Automated Recovery for Workloads with Persistent Memory (PMEM)

Persistent Memory, using Non-Volatile Memory (NVDIMM), is a great capability that combines the speed of global system memory with persistent storage capabilities. PMEM is byte-addressable and sits on the memory bus like with ‘normal’ memory modules. The persistent bit means that stored data survives power cycles of the host.

PMEM helps a wide variety of workloads with optimal performance, like SAP HANA deployments. vSphere already has extensive support for PMEM in previous versions. However, a constraint was that PMEM was not supported with vSphere High Availability (HA), which helps to recover workloads in the event of host failure in a cluster.

Automated Recovery for PMEM Workloads

That has changed with vSphere 7 Update 2. Workloads utilizing PMEM as NVDIMM can now be protected by vSphere HA, which is important as workloads using PMEM are typically mission-critical applications.

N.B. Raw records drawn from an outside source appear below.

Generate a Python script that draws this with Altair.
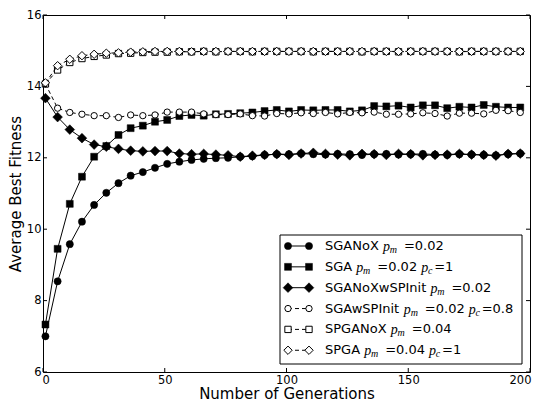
import altair as alt
import pandas as pd

# ---------------- data ----------------
generations = [1, 6, 11, 16, 21, 26, 31, 36, 41, 46, 51, 56, 61, 66, 71, 76, 81, 86, 91, 96,
               101, 106, 111, 116, 121, 126, 131, 136, 141, 146, 151, 156, 161, 166, 171, 176,
               181, 186, 191, 196]

sganox = [7.00, 8.54, 9.58, 10.21, 10.68, 11.02, 11.29, 11.50, 11.60, 11.72,
          11.83, 11.89, 11.94, 11.97, 11.99, 12.00, 12.03, 12.04, 12.08, 12.10,
          12.10, 12.12, 12.10, 12.09, 12.11, 12.10, 12.08, 12.10, 12.11, 12.09,
          12.10, 12.11, 12.09, 12.08, 12.10, 12.09, 12.08, 12.07, 12.10, 12.12]

sga = [7.33, 9.45, 10.71, 11.47, 12.03, 12.33, 12.64, 12.83, 12.90, 13.01,
       13.06, 13.17, 13.20, 13.18, 13.22, 13.23, 13.25, 13.27, 13.31, 13.34,
       13.30, 13.34, 13.33, 13.34, 13.34, 13.30, 13.33, 13.45, 13.44, 13.46,
       13.41, 13.47, 13.47, 13.39, 13.43, 13.41, 13.48, 13.43, 13.41, 13.41]

sganoxwspinit = [13.67, 13.14, 12.79, 12.55, 12.37, 12.31, 12.25, 12.20, 12.18, 12.19,
                 12.19, 12.12, 12.10, 12.11, 12.09, 12.07, 12.03, 12.06, 12.08, 12.10,
                 12.08, 12.12, 12.14, 12.11, 12.09, 12.07, 12.11, 12.10, 12.08, 12.11,
                 12.10, 12.07, 12.08, 12.09, 12.11, 12.09, 12.08, 12.06, 12.11, 12.12]

sgawspinit = [14.07, 13.39, 13.27, 13.22, 13.18, 13.18, 13.13, 13.20, 13.18, 13.20,
              13.28, 13.28, 13.28, 13.23, 13.21, 13.21, 13.23, 13.18, 13.17, 13.24,
              13.23, 13.26, 13.24, 13.27, 13.23, 13.27, 13.26, 13.28, 13.22, 13.22,
              13.23, 13.26, 13.24, 13.17, 13.25, 13.25, 13.23, 13.33, 13.32, 13.27]

spganox = [14.07, 14.46, 14.67, 14.78, 14.84, 14.88, 14.92, 14.93, 14.95, 14.96,
           14.96, 14.97, 14.97, 14.98, 14.97, 14.98, 14.98, 14.97, 14.98, 14.98,
           14.98, 14.98, 14.97, 14.98, 14.98, 14.98, 14.97, 14.98, 14.98, 14.97,
           14.98, 14.98, 14.98, 14.98, 14.97, 14.98, 14.98, 14.98, 14.98, 14.98]

spga = [14.10, 14.58, 14.76, 14.86, 14.90, 14.93, 14.94, 14.96, 14.97, 14.98,
        14.98, 14.98, 14.97, 14.98, 14.98, 14.98, 14.98, 14.98, 14.98, 14.98,
        14.98, 14.98, 14.98, 14.98, 14.98, 14.98, 14.98, 14.98, 14.98, 14.98,
        14.98, 14.98, 14.98, 14.98, 14.98, 14.98, 14.98, 14.98, 14.98, 14.98]

series_names = ["SGANoX", "SGA", "SGANoXwSPInit", "SGAwSPInit", "SPGANoX", "SPGA"]
series_values = [sganox, sga, sganoxwspinit, sgawspinit, spganox, spga]
legend_pm = ["0.02", "0.02", "0.02", "0.02", "0.04", "0.04"]
legend_pc = ["", "1", "", "0.8", "", "1"]

x_ticks = [0, 50, 100, 150, 200]
y_ticks = [6, 8, 10, 12, 14, 16]

# ---------------- styling ----------------
W, H = 487, 357
FONT = "DejaVu Sans"
SERIF = "Liberation Serif"

styles = [
    dict(shape="circle", filled=True, dashed=False, size=52),
    dict(shape="square", filled=True, dashed=False, size=48),
    dict(shape="diamond", filled=True, dashed=False, size=95),
    dict(shape="circle", filled=False, dashed=True, size=40),
    dict(shape="square", filled=False, dashed=True, size=40),
    dict(shape="diamond", filled=False, dashed=True, size=70),
]

X = alt.X("gen:Q",
          scale=alt.Scale(domain=[0, 200], nice=False, zero=False),
          axis=alt.Axis(values=x_ticks, ticks=False, domain=False, grid=False,
                        labelFont=FONT, labelFontSize=11.5, labelColor="black",
                        labelPadding=2, labelFlush=True, labelFlushOffset=1,
                        titleFont=FONT, titleFontSize=15, titleFontWeight="normal",
                        titleColor="black", titlePadding=1),
          title="Number of Generations")
Y = alt.Y("fit:Q",
          scale=alt.Scale(domain=[6, 16], nice=False, zero=False),
          axis=alt.Axis(values=y_ticks, ticks=False, domain=False, grid=False,
                        labelFont=FONT, labelFontSize=11.5, labelColor="black",
                        labelPadding=2, labelFlush=False,
                        titleFont=FONT, titleFontSize=15, titleFontWeight="normal",
                        titleColor="black", titlePadding=3),
          title="Average Best Fitness")


def point_props(st):
    if st["filled"]:
        return dict(shape=st["shape"], size=st["size"], filled=True,
                    fill="black", stroke="black", strokeWidth=0.5, opacity=1)
    return dict(shape=st["shape"], size=st["size"], filled=False,
                fill="white", fillOpacity=1, stroke="black", strokeWidth=1, opacity=1)


def line_props(st):
    if st["dashed"]:
        return dict(color="black", strokeWidth=1, strokeDash=[4, 3])
    return dict(color="black", strokeWidth=1)


layers = []
for name, vals, st in zip(series_names, series_values, styles):
    df = pd.DataFrame({"gen": generations, "fit": vals})
    layers.append(alt.Chart(df).mark_line(**line_props(st)).encode(x=X, y=Y))
    layers.append(alt.Chart(df).mark_point(**point_props(st)).encode(x=X, y=Y))

# inward ticks on all four sides
xt = pd.DataFrame({"gen": x_ticks})
yt = pd.DataFrame({"fit": y_ticks})
layers.append(alt.Chart(xt).mark_rule(color="black", strokeWidth=1).encode(x=X, y=alt.value(H), y2=alt.value(H - 4)))
layers.append(alt.Chart(xt).mark_rule(color="black", strokeWidth=1).encode(x=X, y=alt.value(0), y2=alt.value(4)))
layers.append(alt.Chart(yt).mark_rule(color="black", strokeWidth=1).encode(y=Y, x=alt.value(0), x2=alt.value(4)))
layers.append(alt.Chart(yt).mark_rule(color="black", strokeWidth=1).encode(y=Y, x=alt.value(W - 4), x2=alt.value(W)))

# ---------------- legend ----------------
one = pd.DataFrame({"k": [0]})
CW = {'S': 0.635, 'G': 0.775, 'A': 0.684, 'N': 0.748, 'o': 0.612, 'X': 0.685, 'w': 0.818,
      'P': 0.603, 'I': 0.295, 'n': 0.634, 'i': 0.278, 't': 0.392, ' ': 0.318, '=': 0.838,
      '.': 0.318}


def tw(s, size):
    return sum(CW.get(c, 0.636) for c in s) * size


LX0, LX1, LY0, LY1 = 237, 479, 220, 349
layers.append(alt.Chart(one).mark_rect(fill="white", stroke="black", strokeWidth=1).encode(
    x=alt.value(LX0), x2=alt.value(LX1), y=alt.value(LY0), y2=alt.value(LY1)))


def txt(text, x, y, font=FONT, size=13, style="normal"):
    return alt.Chart(one).mark_text(text=text, font=font, fontSize=size, fontStyle=style,
                                    align="left", baseline="middle", color="black").encode(
        x=alt.value(x), y=alt.value(y))


TX = 282
for i, (name, st) in enumerate(zip(series_names, styles)):
    ry = 231 + 20.85 * i
    layers.append(alt.Chart(one).mark_rule(**line_props(st)).encode(
        x=alt.value(245), x2=alt.value(266), y=alt.value(ry)))
    layers.append(alt.Chart(one).mark_point(**point_props(st)).encode(x=alt.value(245), y=alt.value(ry)))
    layers.append(alt.Chart(one).mark_point(**point_props(st)).encode(x=alt.value(266), y=alt.value(ry)))
    layers.append(txt(name, TX, ry))
    px = TX + tw(name, 13) + 4.1
    layers.append(txt("p", px, ry + 1, font=SERIF, size=14, style="italic"))
    layers.append(txt("m", px + 6.8, ry + 4, font=SERIF, size=10, style="italic"))
    eq = "=" + legend_pm[i]
    layers.append(txt(eq, px + 21, ry))
    if legend_pc[i]:
        p2 = px + 21 + tw(eq, 13) + 4
        layers.append(txt("p", p2, ry + 1, font=SERIF, size=14, style="italic"))
        layers.append(txt("c", p2 + 6.8, ry + 4, font=SERIF, size=10, style="italic"))
        layers.append(txt("=" + legend_pc[i], p2 + 13, ry))

chart = alt.layer(*layers).properties(
    width=W, height=H,
    padding={"left": 35, "top": 7, "right": 2, "bottom": 33},
    autosize=alt.AutoSizeParams(type="none"),
    background="white",
).configure_view(stroke="black", strokeWidth=1)

chart.save("out.html", embed_options={"renderer": "svg", "actions": False})
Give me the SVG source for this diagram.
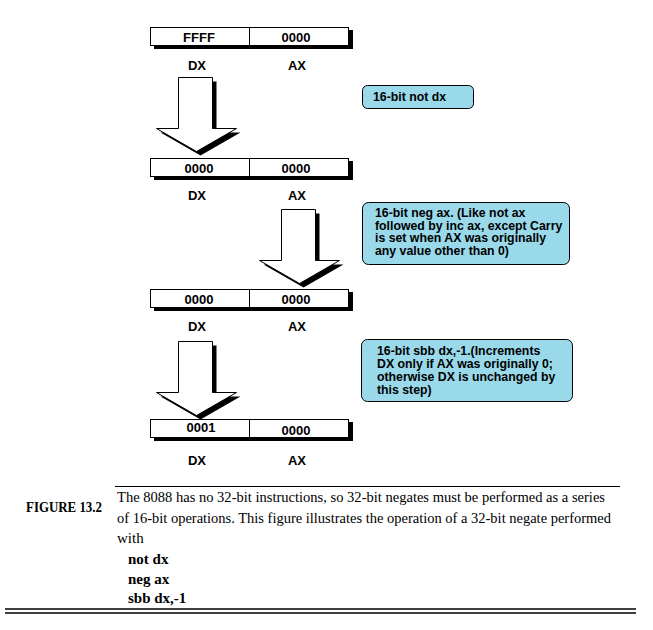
<svg xmlns="http://www.w3.org/2000/svg" width="653" height="630" viewBox="0 0 653 630">
<style>
.reg{fill:#fff;stroke:#000;stroke-width:1}
.sh{fill:#000}
.rt{font-family:"Liberation Sans",Arial,sans-serif;font-weight:bold;font-size:13px;text-anchor:middle;fill:#000}
.note{fill:#99D9EA;stroke:#000;stroke-width:1}
.nt{font-family:"Liberation Sans",Arial,sans-serif;font-weight:bold;font-size:12.3px;fill:#000}
.arw{fill:#fff;stroke:#000;stroke-width:1}
.cap{font-family:"Liberation Serif","Times New Roman",serif;font-size:15px;fill:#000}
.capb{font-family:"Liberation Serif","Times New Roman",serif;font-size:15px;font-weight:bold;fill:#000}
</style>
<defs>
<path id="arrow" d="M0,0 H34 V51 H58 L18,74 L-22,51 H0 Z"/>
</defs>
<rect width="653" height="630" fill="#fff"/>

<g id="reg1">
<rect class="sh" x="154" y="30" width="199" height="19"/>
<rect class="reg" x="150.5" y="27.5" width="198" height="18"/>
<line x1="249.5" y1="27.5" x2="249.5" y2="45.5" stroke="#000"/>
<text class="rt" x="199" y="41.5">FFFF</text>
<text class="rt" x="296" y="41.5">0000</text>
<text class="rt" x="197" y="69.5">DX</text>
<text class="rt" x="297" y="69.5">AX</text>
</g>

<g id="reg2">
<rect class="sh" x="154" y="161" width="199" height="19"/>
<rect class="reg" x="150.5" y="158.5" width="198" height="18"/>
<line x1="249.5" y1="158.5" x2="249.5" y2="176.5" stroke="#000"/>
<text class="rt" x="199" y="172.5">0000</text>
<text class="rt" x="296" y="172.5">0000</text>
<text class="rt" x="197" y="199.5">DX</text>
<text class="rt" x="297" y="199.5">AX</text>
</g>

<g id="reg3">
<rect class="sh" x="154" y="292" width="199" height="19"/>
<rect class="reg" x="150.5" y="289.5" width="198" height="18"/>
<line x1="249.5" y1="289.5" x2="249.5" y2="307.5" stroke="#000"/>
<text class="rt" x="199" y="303.5">0000</text>
<text class="rt" x="296" y="303.5">0000</text>
<text class="rt" x="197" y="330.5">DX</text>
<text class="rt" x="297" y="330.5">AX</text>
</g>

<g id="reg4">
<rect class="sh" x="154" y="422" width="199" height="19"/>
<rect class="reg" x="150.5" y="419.5" width="198" height="18"/>
<line x1="249.5" y1="419.5" x2="249.5" y2="437.5" stroke="#000"/>
<text class="rt" x="201" y="431.5">0001</text>
<text class="rt" x="296" y="434.5">0000</text>
<text class="rt" x="197" y="464.5">DX</text>
<text class="rt" x="297" y="464.5">AX</text>
</g>

<g id="note1">
<rect class="note" x="362.5" y="85.5" width="111" height="23" rx="5"/>
<text class="nt" x="373" y="101">16-bit not dx</text>
</g>

<g id="note2">
<rect class="note" x="362.5" y="202.5" width="207" height="62" rx="6"/>
<text class="nt" x="375" y="217">16-bit neg ax. (Like not ax</text>
<text class="nt" x="375" y="229.5">followed by inc ax, except Carry</text>
<text class="nt" x="375" y="242">is set when AX was originally</text>
<text class="nt" x="375" y="254.5">any value other than 0)</text>
</g>

<g id="note3">
<rect class="note" x="361.5" y="339.5" width="211" height="62" rx="6"/>
<text class="nt" x="377" y="355">16-bit sbb dx,-1.(Increments</text>
<text class="nt" x="377" y="368">DX only if AX was originally 0;</text>
<text class="nt" x="377" y="381">otherwise DX is unchanged by</text>
<text class="nt" x="377" y="394">this step)</text>
</g>

<g id="connectors">
<g transform="translate(178.5,77.5)">
<use href="#arrow" class="sh" transform="translate(4,4)"/>
<use href="#arrow" class="arw"/>
</g>
<g transform="translate(281.5,209.5)">
<use href="#arrow" class="sh" transform="translate(4,4)"/>
<use href="#arrow" class="arw"/>
</g>
<g transform="translate(178.5,341.5)">
<use href="#arrow" class="sh" transform="translate(4,4)"/>
<use href="#arrow" class="arw"/>
</g>
</g>

<g id="caption">
<line x1="115" y1="486.5" x2="620" y2="486.5" stroke="#000" stroke-width="1"/>
<text class="capb" x="26" y="512" textLength="76" lengthAdjust="spacingAndGlyphs">FIGURE 13.2</text>
<text class="cap" x="117" y="502" textLength="488" lengthAdjust="spacingAndGlyphs">The 8088 has no 32-bit instructions, so 32-bit negates must be performed as a series</text>
<text class="cap" x="117" y="523" textLength="494" lengthAdjust="spacingAndGlyphs">of 16-bit operations. This figure illustrates the operation of a 32-bit negate performed</text>
<text class="cap" x="117" y="543">with</text>
<text class="capb" x="128" y="564">not dx</text>
<text class="capb" x="128" y="584">neg ax</text>
<text class="capb" x="128" y="603">sbb dx,-1</text>
<line x1="5" y1="609" x2="636" y2="609" stroke="#000" stroke-width="1.5"/>
<line x1="5" y1="613" x2="636" y2="613" stroke="#000" stroke-width="1.5"/>
</g>
</svg>
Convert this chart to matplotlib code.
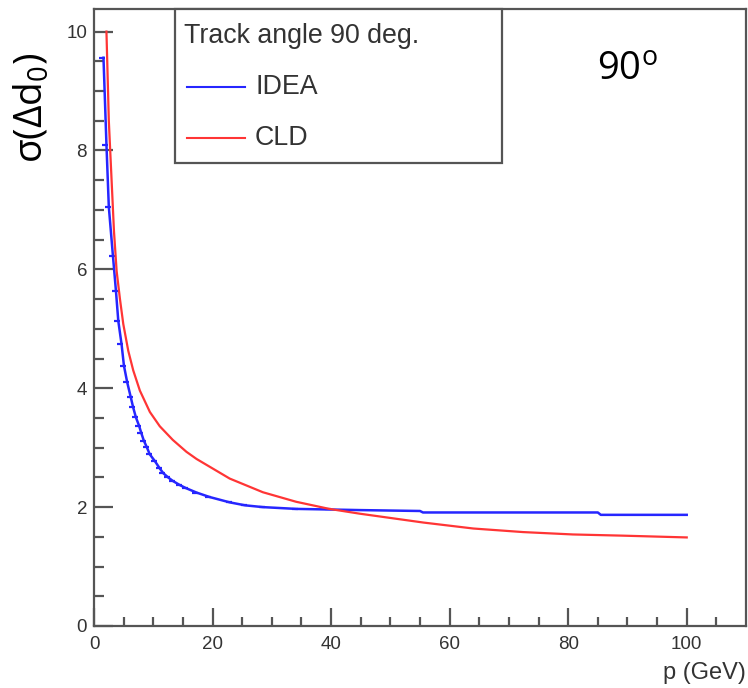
import numpy as np
import matplotlib.pyplot as plt
from matplotlib.patches import Rectangle
from matplotlib.lines import Line2D

plt.rcParams['font.family'] = ['Liberation Sans', 'DejaVu Sans']
plt.rcParams['mathtext.fontset'] = 'custom'
plt.rcParams['mathtext.rm'] = 'Open Sans'

# IDEA: rozdzielczosc d0 w funkcji pedu (krok histogramu widoczny przy malych p)
p_idea = [1.6, 2.1, 2.5, 3.2, 3.7, 4.1, 4.65, 5.05, 5.6, 6.2, 6.6, 7.07, 7.6, 8.0,
          8.4, 8.9, 9.4, 10.3, 11.1, 11.7, 12.5, 13.3, 14.5, 15.5, 17.3, 19.5,
          22.9, 25.5, 28.5, 34.1, 39.7, 44.8, 55.0, 55.5, 85.0, 85.5, 100.0]
s_idea = [9.56, 8.10, 7.05, 6.22, 5.64, 5.13, 4.74, 4.38, 4.10, 3.85, 3.68, 3.51, 3.37, 3.24,
          3.12, 3.01, 2.89, 2.77, 2.65, 2.57, 2.50, 2.44, 2.37, 2.32, 2.245, 2.17,
          2.08, 2.03, 2.00, 1.97, 1.96, 1.95, 1.935, 1.91, 1.91, 1.87, 1.87]

# CLD
p_cld = [2.1, 2.5, 3.37, 3.82, 4.38, 4.94, 5.78, 6.62, 7.74, 9.43, 11.1, 13.3,
         15.6, 17.3, 22.9, 28.5, 34.1, 39.7, 44.8, 55.6, 64.0, 72.4, 80.8, 89.2, 100.0]
s_cld = [10.0, 8.5, 6.64, 5.97, 5.50, 5.08, 4.63, 4.30, 3.96, 3.60, 3.36, 3.13,
         2.93, 2.81, 2.48, 2.25, 2.09, 1.97, 1.89, 1.74, 1.64, 1.58, 1.54, 1.52, 1.49]

names = ['IDEA', 'CLD']
colors = ['#2626ff', '#ff3535']
title = 'Track angle 90 deg.'

W, H = 748, 688
fig = plt.figure(figsize=(W / 100, H / 100), dpi=100)
ax = fig.add_axes([94 / W, 1 - 626 / H, (746 - 94) / W, (626 - 9) / H])

p_idea = np.array(p_idea)
s_idea = np.array(s_idea)
ax.plot(p_idea, s_idea, color=colors[0], lw=1.8)
low = p_idea < 40
ax.plot(p_idea[low] - 0.2, s_idea[low], ls='none', marker='_', ms=4, mew=1.6,
        color=colors[0])
ax.plot(p_cld, s_cld, color=colors[1], lw=1.6)

ax.set_xlim(0, 110)
ax.set_ylim(0, 10.38)
ax.set_xticks(np.arange(0, 101, 20))
ax.set_xticks(np.arange(0, 106, 5), minor=True)
ax.set_yticks(np.arange(0, 11, 2))
ax.set_yticks(np.arange(0, 10.1, 0.5), minor=True)

frame = '#555555'
for s in ax.spines.values():
    s.set_color(frame)
    s.set_linewidth(1.6)
ax.tick_params(which='both', direction='in', color=frame, width=1.6,
               top=False, right=False, labelsize=13.5, labelcolor='#333333')
ax.tick_params(axis='x', which='major', length=13, pad=7)
ax.tick_params(axis='x', which='minor', length=6.5)
ax.tick_params(axis='y', which='major', length=14, pad=5)
ax.tick_params(axis='y', which='minor', length=7)

fig.text(746 / W, 1 - 673 / H, 'p (GeV)', ha='right', va='center',
         fontsize=17, color='#333333')

# legenda w ramce przy gornej krawedzi
fig.add_artist(Rectangle((175 / W, 1 - 163 / H), 327 / W, 154 / H,
                         transform=fig.transFigure, fill=True, facecolor='white',
                         edgecolor=frame, lw=1.6, zorder=5))
fig.text(184 / W, 1 - 36 / H, title, ha='left', va='center', fontsize=19.3,
         color='#333333', zorder=6)
for name, c, y in zip(names, colors, [87, 138]):
    fig.add_artist(Line2D([187 / W, 245 / W], [1 - y / H, 1 - y / H],
                          transform=fig.transFigure, color=c, lw=1.5, zorder=6))
    fig.text(255 / W, 1 - y / H, name, ha='left', va='center', fontsize=19.3,
             color='#333333', zorder=6)

fig.text(32 / W, 1 - 108 / H, r'σ(Δd$_0$)', rotation=90, ha='center', va='center',
         fontsize=28, family='Open Sans')
fig.text(597 / W, 1 - 80 / H, r'90$^{\mathrm{o}}$', ha='left', va='baseline',
         fontsize=27.5, family='Open Sans')

fig.savefig('out.png', dpi=100)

By default, vSphere HA will not attempt to register and power-on the virtual machine on a surviving host in the cluster. The vSphere HA option for PMEM needs to be explicitly enabled on a per virtual machines basis. When enabled, vSphere HA helps to automatically restart the virtual machine on another host, that is equipped with PMEM, with a new/empty NVDIMM. An empty NVDIMM because, in the event of host failure, PMEM data on NVDIMM cannot be recovered on another host.

vSphere HA admission control will make sure that there is sufficient PMEM capacity is available for failover. It’s also good to note that vSphere HA is not supported with vPMEMDisk, an option where PMEM is used as a datastore. In that scenario, there’s benefits from a performance perspective, but it’s not utilizing PMEM in a byte addressable way.

How to Configure

For vSphere HA support for PMEM to be enabled, virtual machines need to run VM hardware version 19. When a NVDIMM device is added, or re-configured, a new option is provided to ‘Allow failover on another host for all NVDIMM devices‘.

Once enabled, it’s stated in vSphere Client that ‘On host failure, HA will restart virtual machine on another host with new, empty NVDIMMs.